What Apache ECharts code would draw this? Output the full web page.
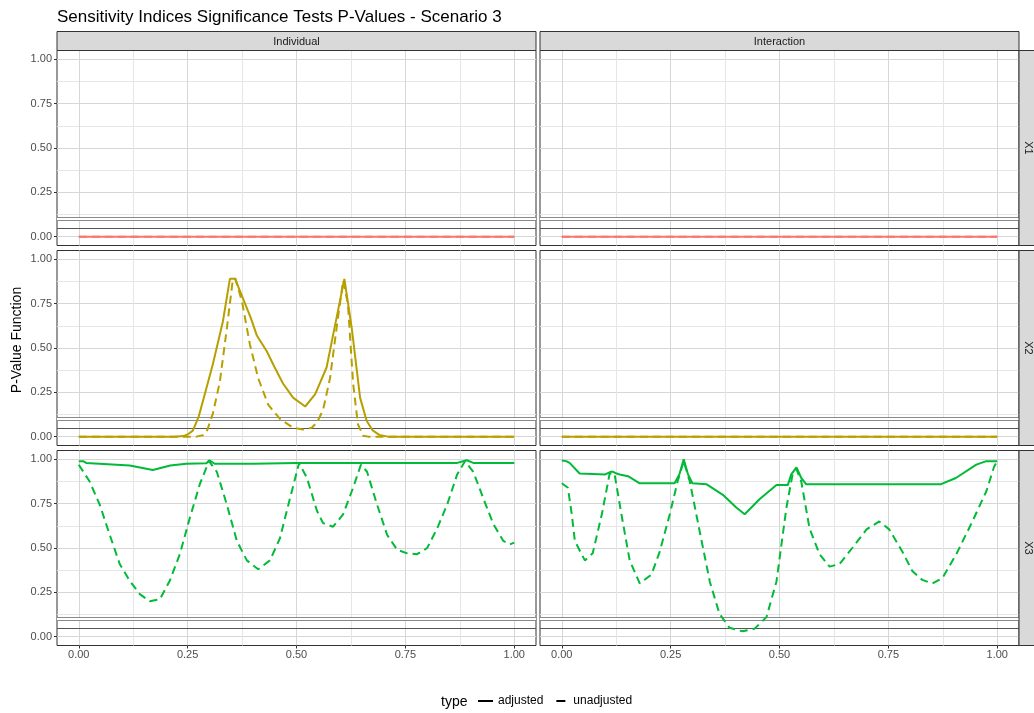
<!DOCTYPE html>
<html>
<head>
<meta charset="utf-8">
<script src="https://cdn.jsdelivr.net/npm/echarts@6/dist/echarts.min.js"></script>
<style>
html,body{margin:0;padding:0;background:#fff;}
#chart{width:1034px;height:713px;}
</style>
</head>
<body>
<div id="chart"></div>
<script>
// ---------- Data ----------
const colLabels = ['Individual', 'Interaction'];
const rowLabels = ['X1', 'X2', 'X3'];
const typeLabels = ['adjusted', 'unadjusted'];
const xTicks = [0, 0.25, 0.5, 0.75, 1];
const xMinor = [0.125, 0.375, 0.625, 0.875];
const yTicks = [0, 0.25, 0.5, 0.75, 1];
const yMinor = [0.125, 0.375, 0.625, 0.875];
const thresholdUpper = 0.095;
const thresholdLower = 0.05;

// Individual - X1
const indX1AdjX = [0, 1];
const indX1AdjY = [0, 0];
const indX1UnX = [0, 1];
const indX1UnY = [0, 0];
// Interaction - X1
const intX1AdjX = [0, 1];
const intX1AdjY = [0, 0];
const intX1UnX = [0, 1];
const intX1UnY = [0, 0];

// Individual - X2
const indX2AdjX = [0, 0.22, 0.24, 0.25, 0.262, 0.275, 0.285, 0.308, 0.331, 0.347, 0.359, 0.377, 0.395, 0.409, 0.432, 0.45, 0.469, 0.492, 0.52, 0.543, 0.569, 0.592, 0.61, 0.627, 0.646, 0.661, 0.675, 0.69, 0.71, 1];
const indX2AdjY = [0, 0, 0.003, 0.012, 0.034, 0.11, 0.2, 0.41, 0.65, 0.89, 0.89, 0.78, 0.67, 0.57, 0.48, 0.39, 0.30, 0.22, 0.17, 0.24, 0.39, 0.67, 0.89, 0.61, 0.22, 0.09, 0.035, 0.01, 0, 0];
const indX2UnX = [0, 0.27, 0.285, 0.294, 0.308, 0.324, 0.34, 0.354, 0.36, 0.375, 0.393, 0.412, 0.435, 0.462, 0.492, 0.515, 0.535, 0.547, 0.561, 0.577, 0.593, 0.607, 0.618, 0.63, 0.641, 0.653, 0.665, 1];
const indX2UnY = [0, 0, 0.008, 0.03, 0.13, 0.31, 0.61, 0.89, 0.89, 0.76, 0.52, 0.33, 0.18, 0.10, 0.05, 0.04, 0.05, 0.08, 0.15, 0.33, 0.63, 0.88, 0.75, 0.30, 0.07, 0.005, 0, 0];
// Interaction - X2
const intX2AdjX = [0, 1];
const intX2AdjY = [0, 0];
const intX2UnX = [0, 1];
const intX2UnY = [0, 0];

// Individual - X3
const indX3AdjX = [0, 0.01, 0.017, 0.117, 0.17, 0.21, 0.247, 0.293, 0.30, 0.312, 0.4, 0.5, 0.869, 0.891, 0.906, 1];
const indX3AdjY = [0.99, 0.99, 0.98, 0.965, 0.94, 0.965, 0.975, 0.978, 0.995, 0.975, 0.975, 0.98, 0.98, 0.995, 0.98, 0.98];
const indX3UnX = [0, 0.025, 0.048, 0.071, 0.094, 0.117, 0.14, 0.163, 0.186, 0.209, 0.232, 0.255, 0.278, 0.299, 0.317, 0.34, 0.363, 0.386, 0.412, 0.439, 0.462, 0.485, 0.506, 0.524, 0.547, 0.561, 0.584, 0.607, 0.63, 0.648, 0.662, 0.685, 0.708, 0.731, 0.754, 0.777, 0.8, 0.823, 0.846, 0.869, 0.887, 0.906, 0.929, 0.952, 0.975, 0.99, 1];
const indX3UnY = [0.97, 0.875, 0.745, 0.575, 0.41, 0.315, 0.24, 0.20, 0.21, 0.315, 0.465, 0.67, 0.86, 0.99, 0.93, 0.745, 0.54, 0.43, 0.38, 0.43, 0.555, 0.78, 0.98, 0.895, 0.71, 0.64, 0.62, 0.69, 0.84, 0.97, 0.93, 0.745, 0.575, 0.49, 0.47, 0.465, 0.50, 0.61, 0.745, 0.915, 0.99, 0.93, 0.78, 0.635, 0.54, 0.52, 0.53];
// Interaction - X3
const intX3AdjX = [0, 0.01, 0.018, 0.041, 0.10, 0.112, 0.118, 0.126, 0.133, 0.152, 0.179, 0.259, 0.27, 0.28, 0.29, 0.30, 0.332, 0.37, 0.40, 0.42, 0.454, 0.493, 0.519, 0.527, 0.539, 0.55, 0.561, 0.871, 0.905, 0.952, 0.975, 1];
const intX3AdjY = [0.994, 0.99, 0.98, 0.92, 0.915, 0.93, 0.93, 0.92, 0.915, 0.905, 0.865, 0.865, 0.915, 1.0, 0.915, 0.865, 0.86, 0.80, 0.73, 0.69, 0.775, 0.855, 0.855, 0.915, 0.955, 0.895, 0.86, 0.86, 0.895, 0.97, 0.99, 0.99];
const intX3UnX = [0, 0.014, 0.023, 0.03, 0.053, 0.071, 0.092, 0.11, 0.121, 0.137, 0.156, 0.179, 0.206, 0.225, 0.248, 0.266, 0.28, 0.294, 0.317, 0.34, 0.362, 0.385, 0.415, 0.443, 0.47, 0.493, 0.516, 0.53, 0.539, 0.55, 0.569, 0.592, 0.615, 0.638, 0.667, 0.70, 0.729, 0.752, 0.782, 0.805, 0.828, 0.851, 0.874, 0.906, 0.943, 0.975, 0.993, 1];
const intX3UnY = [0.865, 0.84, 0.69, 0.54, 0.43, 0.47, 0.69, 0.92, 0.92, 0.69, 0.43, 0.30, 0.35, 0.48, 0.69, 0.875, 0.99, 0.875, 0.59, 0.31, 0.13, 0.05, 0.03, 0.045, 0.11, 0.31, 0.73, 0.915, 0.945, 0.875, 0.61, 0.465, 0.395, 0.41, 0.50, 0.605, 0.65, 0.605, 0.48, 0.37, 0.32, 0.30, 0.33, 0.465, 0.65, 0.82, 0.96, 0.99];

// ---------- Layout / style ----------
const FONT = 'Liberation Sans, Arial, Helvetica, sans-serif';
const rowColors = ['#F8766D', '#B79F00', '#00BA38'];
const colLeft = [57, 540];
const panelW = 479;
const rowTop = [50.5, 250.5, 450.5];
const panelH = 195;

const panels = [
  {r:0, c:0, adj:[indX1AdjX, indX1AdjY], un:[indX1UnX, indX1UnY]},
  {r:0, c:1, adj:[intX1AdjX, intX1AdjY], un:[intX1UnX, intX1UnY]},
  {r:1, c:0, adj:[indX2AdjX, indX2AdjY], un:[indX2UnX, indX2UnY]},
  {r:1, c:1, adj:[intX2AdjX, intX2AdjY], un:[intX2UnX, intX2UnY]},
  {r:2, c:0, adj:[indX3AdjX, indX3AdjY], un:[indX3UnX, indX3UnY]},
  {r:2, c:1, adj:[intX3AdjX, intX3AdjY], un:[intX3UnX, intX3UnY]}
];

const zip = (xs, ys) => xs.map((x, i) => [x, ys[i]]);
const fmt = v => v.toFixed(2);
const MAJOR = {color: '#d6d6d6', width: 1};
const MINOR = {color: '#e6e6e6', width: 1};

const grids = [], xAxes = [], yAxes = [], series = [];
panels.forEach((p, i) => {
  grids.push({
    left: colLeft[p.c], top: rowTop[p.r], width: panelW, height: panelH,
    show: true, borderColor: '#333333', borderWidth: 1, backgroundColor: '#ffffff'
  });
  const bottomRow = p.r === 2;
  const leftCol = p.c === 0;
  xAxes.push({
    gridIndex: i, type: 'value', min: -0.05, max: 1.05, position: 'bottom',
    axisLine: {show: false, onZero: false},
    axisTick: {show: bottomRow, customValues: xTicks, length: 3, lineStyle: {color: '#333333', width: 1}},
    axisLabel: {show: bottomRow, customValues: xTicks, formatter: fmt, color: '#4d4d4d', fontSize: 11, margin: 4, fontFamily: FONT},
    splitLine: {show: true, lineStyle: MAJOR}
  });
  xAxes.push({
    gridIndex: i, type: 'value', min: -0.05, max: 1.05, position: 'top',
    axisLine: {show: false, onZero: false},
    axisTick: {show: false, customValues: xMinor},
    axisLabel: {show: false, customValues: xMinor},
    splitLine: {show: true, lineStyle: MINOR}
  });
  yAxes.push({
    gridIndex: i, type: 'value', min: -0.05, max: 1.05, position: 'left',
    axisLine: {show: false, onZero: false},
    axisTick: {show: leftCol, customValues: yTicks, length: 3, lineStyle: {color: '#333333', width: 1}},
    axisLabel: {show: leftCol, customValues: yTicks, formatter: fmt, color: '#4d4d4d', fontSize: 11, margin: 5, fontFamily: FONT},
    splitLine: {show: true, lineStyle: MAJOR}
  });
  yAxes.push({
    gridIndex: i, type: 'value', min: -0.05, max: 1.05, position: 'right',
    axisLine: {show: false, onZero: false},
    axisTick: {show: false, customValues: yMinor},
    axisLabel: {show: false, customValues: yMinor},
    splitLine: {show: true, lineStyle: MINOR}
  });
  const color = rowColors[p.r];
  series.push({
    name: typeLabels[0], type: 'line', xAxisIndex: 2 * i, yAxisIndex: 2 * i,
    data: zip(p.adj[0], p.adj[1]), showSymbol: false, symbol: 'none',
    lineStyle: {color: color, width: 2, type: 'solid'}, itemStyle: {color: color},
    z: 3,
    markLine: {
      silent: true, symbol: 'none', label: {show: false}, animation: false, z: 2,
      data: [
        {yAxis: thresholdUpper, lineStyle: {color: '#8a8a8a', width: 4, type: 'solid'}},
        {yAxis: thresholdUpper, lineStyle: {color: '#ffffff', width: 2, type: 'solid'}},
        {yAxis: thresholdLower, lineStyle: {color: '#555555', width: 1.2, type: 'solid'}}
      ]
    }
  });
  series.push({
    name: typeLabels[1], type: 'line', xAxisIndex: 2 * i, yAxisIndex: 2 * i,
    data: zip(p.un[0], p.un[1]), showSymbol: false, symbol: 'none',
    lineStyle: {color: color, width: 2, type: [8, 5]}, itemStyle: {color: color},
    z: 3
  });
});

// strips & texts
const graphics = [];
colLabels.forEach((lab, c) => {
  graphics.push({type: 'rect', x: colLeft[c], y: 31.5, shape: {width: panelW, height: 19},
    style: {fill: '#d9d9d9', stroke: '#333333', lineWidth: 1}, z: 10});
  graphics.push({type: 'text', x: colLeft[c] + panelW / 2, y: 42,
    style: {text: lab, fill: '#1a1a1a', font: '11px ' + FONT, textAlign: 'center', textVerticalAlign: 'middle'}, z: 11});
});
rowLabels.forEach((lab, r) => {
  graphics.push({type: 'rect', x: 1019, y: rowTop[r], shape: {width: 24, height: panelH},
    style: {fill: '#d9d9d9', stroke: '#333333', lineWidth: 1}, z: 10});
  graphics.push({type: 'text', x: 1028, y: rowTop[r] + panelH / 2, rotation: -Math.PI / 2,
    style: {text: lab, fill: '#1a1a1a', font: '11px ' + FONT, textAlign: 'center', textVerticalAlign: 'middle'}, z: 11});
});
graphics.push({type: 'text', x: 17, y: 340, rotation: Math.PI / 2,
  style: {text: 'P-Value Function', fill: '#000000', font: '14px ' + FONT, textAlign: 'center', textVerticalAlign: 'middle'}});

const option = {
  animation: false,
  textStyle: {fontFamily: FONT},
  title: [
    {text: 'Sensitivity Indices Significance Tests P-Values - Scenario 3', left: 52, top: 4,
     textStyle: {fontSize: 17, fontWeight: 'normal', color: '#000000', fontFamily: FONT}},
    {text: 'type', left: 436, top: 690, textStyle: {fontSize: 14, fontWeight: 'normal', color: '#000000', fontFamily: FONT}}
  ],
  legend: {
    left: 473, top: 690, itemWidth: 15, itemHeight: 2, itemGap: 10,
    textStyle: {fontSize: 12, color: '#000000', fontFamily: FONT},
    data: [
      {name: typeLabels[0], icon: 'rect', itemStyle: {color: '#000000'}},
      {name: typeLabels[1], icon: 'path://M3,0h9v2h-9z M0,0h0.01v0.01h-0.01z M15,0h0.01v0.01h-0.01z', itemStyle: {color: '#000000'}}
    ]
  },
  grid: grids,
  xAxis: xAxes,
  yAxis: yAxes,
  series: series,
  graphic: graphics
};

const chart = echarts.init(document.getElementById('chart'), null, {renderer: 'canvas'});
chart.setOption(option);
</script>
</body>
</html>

☆ ☆ ☆

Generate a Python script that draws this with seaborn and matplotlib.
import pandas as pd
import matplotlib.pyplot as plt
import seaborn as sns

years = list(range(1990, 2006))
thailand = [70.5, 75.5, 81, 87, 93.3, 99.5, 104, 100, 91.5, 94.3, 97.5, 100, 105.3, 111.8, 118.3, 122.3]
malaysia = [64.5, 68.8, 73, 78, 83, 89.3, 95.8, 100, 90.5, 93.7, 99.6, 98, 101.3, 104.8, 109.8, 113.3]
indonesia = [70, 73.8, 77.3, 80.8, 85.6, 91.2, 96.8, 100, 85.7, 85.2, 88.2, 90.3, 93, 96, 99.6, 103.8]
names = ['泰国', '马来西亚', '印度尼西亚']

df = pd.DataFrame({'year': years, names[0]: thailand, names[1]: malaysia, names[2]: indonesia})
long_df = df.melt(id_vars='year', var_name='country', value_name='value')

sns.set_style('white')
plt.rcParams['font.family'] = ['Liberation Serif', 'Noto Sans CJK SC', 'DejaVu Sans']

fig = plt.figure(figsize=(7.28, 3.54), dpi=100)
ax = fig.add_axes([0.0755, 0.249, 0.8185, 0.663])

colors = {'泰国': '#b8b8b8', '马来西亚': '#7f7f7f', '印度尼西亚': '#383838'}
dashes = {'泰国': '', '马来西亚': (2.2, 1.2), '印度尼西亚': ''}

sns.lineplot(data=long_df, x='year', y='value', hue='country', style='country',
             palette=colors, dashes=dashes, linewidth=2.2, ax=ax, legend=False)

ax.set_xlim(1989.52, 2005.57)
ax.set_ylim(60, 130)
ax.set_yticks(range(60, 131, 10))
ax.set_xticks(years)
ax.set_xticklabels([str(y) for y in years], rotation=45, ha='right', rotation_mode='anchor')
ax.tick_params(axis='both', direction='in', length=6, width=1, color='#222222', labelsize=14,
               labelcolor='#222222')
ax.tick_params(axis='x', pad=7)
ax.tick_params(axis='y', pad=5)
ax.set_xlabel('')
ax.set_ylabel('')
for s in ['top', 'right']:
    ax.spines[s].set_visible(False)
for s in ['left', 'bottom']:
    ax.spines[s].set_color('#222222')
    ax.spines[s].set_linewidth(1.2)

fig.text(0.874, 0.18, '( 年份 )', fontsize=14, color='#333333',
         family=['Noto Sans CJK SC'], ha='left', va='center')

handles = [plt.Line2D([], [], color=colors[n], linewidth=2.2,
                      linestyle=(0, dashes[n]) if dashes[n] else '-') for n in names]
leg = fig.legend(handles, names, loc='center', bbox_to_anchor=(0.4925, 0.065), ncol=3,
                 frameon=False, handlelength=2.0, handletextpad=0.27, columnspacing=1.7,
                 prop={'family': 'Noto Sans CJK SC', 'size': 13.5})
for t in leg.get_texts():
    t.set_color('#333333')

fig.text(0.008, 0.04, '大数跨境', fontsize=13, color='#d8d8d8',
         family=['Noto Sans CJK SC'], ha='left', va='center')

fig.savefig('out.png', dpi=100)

☆ ☆ ☆

Written task
Take the material above and output only the lines from the one that contains "What Apache ECharts" through the one that contains "const thresholdLower = 0.05;", ends included and images left out.

Full solution
What Apache ECharts code would draw this? Output the full web page.
<!DOCTYPE html>
<html>
<head>
<meta charset="utf-8">
<script src="https://cdn.jsdelivr.net/npm/echarts@6/dist/echarts.min.js"></script>
<style>
html,body{margin:0;padding:0;background:#fff;}
#chart{width:1034px;height:713px;}
</style>
</head>
<body>
<div id="chart"></div>
<script>
// ---------- Data ----------
const colLabels = ['Individual', 'Interaction'];
const rowLabels = ['X1', 'X2', 'X3'];
const typeLabels = ['adjusted', 'unadjusted'];
const xTicks = [0, 0.25, 0.5, 0.75, 1];
const xMinor = [0.125, 0.375, 0.625, 0.875];
const yTicks = [0, 0.25, 0.5, 0.75, 1];
const yMinor = [0.125, 0.375, 0.625, 0.875];
const thresholdUpper = 0.095;
const thresholdLower = 0.05;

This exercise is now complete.